(Source records)
----------

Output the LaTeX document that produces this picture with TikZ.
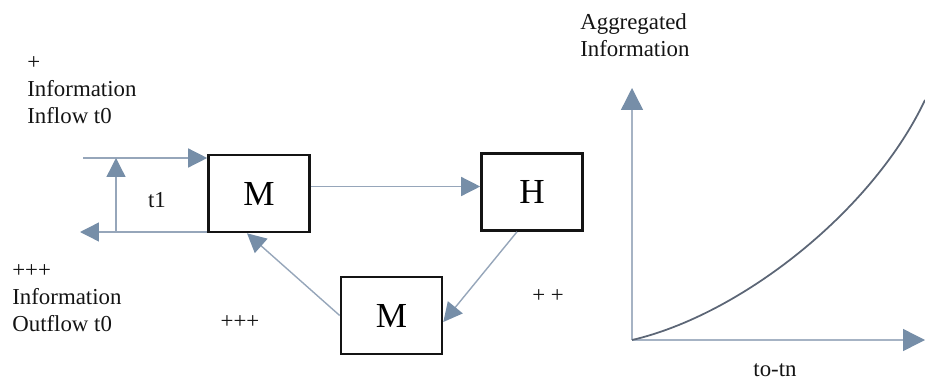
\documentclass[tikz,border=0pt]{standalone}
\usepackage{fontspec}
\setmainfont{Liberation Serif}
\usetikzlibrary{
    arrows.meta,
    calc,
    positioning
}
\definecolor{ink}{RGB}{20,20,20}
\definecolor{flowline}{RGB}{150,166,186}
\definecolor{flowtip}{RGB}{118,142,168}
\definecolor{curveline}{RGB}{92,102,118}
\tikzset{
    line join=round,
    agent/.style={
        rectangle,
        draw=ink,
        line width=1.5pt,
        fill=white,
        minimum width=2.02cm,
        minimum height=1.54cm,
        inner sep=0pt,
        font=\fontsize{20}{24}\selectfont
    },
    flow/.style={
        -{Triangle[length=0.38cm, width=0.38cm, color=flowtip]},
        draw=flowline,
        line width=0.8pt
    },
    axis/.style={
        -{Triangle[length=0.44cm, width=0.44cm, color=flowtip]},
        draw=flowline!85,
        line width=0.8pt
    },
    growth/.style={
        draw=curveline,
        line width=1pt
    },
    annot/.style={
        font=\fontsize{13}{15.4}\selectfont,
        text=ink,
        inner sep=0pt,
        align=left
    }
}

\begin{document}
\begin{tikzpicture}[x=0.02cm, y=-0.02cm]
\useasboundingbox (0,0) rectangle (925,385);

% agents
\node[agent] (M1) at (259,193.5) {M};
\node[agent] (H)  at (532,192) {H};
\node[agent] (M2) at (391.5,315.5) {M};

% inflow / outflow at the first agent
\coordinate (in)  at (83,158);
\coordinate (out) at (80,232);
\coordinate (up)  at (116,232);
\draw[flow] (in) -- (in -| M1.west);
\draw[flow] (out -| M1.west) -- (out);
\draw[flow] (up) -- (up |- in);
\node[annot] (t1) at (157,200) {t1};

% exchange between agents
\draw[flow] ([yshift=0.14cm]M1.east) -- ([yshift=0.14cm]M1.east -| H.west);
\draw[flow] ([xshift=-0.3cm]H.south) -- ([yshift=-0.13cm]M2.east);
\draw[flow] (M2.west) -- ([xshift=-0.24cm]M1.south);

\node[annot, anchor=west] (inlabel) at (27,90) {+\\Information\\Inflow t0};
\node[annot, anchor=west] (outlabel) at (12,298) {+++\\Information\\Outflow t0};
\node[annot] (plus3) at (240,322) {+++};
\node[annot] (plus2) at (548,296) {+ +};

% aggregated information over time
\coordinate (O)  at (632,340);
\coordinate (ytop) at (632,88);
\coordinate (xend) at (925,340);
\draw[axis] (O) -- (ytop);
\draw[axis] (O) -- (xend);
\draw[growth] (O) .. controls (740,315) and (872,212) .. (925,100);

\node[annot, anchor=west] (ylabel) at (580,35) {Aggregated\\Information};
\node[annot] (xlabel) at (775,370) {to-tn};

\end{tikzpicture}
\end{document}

----------

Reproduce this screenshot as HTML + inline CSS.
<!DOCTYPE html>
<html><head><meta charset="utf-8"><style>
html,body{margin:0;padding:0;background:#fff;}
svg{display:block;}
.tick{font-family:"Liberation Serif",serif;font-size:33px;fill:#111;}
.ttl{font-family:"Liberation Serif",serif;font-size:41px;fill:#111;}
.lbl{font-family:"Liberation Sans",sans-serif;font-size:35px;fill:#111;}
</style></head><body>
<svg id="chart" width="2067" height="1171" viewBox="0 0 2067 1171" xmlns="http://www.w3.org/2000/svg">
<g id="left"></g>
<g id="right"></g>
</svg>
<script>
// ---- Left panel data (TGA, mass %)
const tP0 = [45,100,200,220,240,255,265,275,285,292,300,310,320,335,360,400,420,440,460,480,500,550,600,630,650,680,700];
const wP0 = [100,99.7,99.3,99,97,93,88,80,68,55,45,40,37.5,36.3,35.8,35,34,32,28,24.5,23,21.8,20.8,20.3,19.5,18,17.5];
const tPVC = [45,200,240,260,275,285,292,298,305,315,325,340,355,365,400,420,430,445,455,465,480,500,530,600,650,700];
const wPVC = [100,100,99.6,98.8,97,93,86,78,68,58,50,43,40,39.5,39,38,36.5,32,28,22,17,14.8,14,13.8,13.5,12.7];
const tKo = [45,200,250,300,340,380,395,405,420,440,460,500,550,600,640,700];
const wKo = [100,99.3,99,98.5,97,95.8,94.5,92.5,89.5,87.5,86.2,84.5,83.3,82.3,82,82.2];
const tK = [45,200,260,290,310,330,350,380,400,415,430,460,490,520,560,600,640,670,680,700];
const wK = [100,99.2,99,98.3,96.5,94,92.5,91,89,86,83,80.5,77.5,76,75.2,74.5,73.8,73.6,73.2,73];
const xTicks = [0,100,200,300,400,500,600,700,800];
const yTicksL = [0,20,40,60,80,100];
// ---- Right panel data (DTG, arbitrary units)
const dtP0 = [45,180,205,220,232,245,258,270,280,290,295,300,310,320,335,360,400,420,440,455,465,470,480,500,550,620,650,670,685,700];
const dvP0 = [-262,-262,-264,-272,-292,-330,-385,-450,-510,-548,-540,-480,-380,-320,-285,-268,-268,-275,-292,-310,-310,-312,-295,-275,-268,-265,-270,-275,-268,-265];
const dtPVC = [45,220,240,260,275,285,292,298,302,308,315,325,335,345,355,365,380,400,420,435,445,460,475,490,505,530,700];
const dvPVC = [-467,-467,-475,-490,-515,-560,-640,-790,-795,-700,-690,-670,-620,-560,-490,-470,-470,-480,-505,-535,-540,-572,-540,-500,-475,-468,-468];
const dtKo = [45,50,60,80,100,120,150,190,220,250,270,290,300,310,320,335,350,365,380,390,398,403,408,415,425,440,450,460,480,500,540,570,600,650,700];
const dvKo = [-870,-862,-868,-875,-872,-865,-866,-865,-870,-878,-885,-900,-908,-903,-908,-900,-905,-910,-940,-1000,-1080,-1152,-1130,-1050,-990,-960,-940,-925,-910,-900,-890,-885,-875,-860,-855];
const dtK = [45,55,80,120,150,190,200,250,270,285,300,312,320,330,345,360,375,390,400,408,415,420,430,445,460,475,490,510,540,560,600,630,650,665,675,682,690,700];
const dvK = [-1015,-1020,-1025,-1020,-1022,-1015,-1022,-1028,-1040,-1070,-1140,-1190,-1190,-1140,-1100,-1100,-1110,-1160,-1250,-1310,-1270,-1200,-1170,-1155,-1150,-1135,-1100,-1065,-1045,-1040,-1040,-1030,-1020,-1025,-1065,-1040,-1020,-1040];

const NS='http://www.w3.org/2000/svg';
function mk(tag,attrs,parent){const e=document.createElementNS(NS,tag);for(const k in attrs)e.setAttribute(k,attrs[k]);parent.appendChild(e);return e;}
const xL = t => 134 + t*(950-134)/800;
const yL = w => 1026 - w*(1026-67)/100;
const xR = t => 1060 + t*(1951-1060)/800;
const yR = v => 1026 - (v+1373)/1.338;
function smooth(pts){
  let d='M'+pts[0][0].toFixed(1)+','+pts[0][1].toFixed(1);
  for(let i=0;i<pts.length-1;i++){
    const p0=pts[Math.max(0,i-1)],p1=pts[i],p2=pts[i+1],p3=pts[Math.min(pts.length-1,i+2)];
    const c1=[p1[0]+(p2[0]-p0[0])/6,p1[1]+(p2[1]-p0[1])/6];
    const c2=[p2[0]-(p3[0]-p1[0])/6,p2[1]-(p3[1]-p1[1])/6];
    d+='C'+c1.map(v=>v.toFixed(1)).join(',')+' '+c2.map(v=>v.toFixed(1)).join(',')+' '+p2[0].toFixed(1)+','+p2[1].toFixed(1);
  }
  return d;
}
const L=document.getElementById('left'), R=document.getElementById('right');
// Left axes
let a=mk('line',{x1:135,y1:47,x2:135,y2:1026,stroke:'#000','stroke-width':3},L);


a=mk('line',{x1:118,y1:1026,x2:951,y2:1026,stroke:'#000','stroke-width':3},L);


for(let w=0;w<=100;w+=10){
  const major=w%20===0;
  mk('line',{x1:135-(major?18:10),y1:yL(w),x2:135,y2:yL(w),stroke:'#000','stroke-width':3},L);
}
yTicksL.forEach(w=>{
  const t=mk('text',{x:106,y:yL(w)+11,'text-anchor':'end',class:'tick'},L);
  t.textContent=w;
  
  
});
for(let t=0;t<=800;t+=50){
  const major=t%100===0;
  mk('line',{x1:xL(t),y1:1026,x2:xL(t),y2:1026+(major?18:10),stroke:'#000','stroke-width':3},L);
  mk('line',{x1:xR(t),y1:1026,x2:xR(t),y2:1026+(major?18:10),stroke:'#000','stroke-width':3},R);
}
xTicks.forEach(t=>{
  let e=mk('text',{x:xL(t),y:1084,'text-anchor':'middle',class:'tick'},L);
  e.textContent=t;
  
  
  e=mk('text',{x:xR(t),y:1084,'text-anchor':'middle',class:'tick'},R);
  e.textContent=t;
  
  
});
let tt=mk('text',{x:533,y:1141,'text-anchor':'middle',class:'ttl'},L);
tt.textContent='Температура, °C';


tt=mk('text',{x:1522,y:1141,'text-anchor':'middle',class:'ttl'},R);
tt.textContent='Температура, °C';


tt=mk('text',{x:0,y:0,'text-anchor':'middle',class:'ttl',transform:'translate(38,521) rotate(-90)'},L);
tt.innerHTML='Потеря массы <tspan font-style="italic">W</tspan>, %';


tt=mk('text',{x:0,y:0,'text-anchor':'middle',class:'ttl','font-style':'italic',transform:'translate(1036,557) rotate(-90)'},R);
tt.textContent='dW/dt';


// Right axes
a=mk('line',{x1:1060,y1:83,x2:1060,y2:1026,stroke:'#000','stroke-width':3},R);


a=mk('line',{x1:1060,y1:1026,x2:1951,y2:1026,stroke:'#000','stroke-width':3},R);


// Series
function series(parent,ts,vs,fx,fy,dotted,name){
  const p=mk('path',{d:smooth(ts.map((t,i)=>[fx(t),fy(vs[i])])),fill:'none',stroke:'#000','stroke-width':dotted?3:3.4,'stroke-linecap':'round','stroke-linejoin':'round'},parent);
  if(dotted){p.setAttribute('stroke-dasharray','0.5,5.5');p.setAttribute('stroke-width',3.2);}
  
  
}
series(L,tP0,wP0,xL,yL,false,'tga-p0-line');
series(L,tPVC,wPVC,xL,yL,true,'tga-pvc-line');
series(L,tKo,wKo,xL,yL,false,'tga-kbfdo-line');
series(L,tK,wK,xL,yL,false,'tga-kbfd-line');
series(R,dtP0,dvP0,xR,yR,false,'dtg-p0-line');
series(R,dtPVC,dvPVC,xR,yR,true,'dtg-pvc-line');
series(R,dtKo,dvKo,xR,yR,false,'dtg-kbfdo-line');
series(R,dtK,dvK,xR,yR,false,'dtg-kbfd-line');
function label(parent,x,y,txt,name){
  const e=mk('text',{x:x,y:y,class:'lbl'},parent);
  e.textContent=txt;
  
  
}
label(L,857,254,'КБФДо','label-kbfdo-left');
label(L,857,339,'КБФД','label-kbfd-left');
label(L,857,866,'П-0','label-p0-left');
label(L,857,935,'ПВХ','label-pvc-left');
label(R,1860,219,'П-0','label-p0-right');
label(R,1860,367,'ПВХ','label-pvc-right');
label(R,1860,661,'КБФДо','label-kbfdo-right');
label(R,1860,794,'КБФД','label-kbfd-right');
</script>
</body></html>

----------

WHAT THIS TASK INVOLVES => Extract the part of the records that opens with the line containing "Output the LaTeX" and closes with the line containing "(t1) at (157,200)". Take only those lines, exactly, and no pictures.

CORRECT RESPONSE =>
Output the LaTeX document that produces this picture with TikZ.
\documentclass[tikz,border=0pt]{standalone}
\usepackage{fontspec}
\setmainfont{Liberation Serif}
\usetikzlibrary{
    arrows.meta,
    calc,
    positioning
}
\definecolor{ink}{RGB}{20,20,20}
\definecolor{flowline}{RGB}{150,166,186}
\definecolor{flowtip}{RGB}{118,142,168}
\definecolor{curveline}{RGB}{92,102,118}
\tikzset{
    line join=round,
    agent/.style={
        rectangle,
        draw=ink,
        line width=1.5pt,
        fill=white,
        minimum width=2.02cm,
        minimum height=1.54cm,
        inner sep=0pt,
        font=\fontsize{20}{24}\selectfont
    },
    flow/.style={
        -{Triangle[length=0.38cm, width=0.38cm, color=flowtip]},
        draw=flowline,
        line width=0.8pt
    },
    axis/.style={
        -{Triangle[length=0.44cm, width=0.44cm, color=flowtip]},
        draw=flowline!85,
        line width=0.8pt
    },
    growth/.style={
        draw=curveline,
        line width=1pt
    },
    annot/.style={
        font=\fontsize{13}{15.4}\selectfont,
        text=ink,
        inner sep=0pt,
        align=left
    }
}

\begin{document}
\begin{tikzpicture}[x=0.02cm, y=-0.02cm]
\useasboundingbox (0,0) rectangle (925,385);

% agents
\node[agent] (M1) at (259,193.5) {M};
\node[agent] (H)  at (532,192) {H};
\node[agent] (M2) at (391.5,315.5) {M};

% inflow / outflow at the first agent
\coordinate (in)  at (83,158);
\coordinate (out) at (80,232);
\coordinate (up)  at (116,232);
\draw[flow] (in) -- (in -| M1.west);
\draw[flow] (out -| M1.west) -- (out);
\draw[flow] (up) -- (up |- in);
\node[annot] (t1) at (157,200) {t1};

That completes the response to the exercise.